Positivity of anticanonical divisors from the viewpoint of Fano conic bundles (Q2631631)

Let \(\varphi \colon X \to Y\) be a contraction, i.e., a surjective morphism with connected fibers between normal complex projective varieties. It is a fundamental problem to understand how the positivity properties of the anticanonical divisors \(-K_X, -K_Y\) of \(X,Y\) are related. Assume that \(X,Y\) are smooth. If \(\varphi\) is smooth and \(-K_X\) is ample, nef and big, or semiample, then so is \(-K_Y\) by \textit{J. Kollár} et al. [J. Differ. Geom. 36, No. 3, 765--779 (1992; Zbl 0759.14032)], \textit{O. Fujino} and \textit{Y. Gongyo} [Math. Z. 270, No. 1--2, 531--544 (2012; Zbl 1234.14033)], or \textit{C. Birkar} and \textit{Y. Chen} [J. Algebr. Geom. 25, No. 2, 273--287 (2016; Zbl 1343.14012)], respectively. One may ask whether a similar result holds for some weaker assumption on \(\varphi\).
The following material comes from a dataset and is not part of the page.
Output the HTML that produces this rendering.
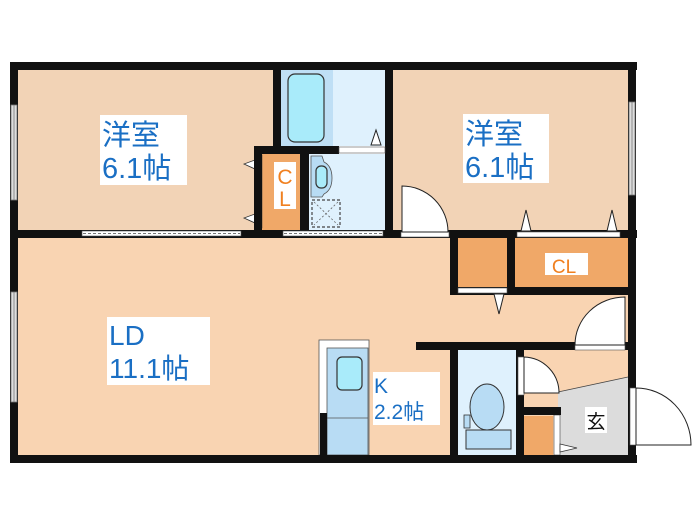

Consider the case that \(\varphi\) is a Fano conic bundle, i.e., \(X\) is smooth, \(-K_X\) is ample, and all fibers of \(\varphi\) are one-dimensional. \textit{J. A. Wiśniewski} [J. Reine Angew. Math. 417, 141--157 (1991; Zbl 0721.14023)] constructed an example of a Fano conic bundle \(\varphi \colon X \to Y\) such that \(-K_Y\) is not ample but nef and big. In the paper under review, by modifying Wiśniewski's construction, the author constructs an example of a Fano conic bundle \(\varphi \colon X \to Y\) such that \(-K_Y\) is not nef.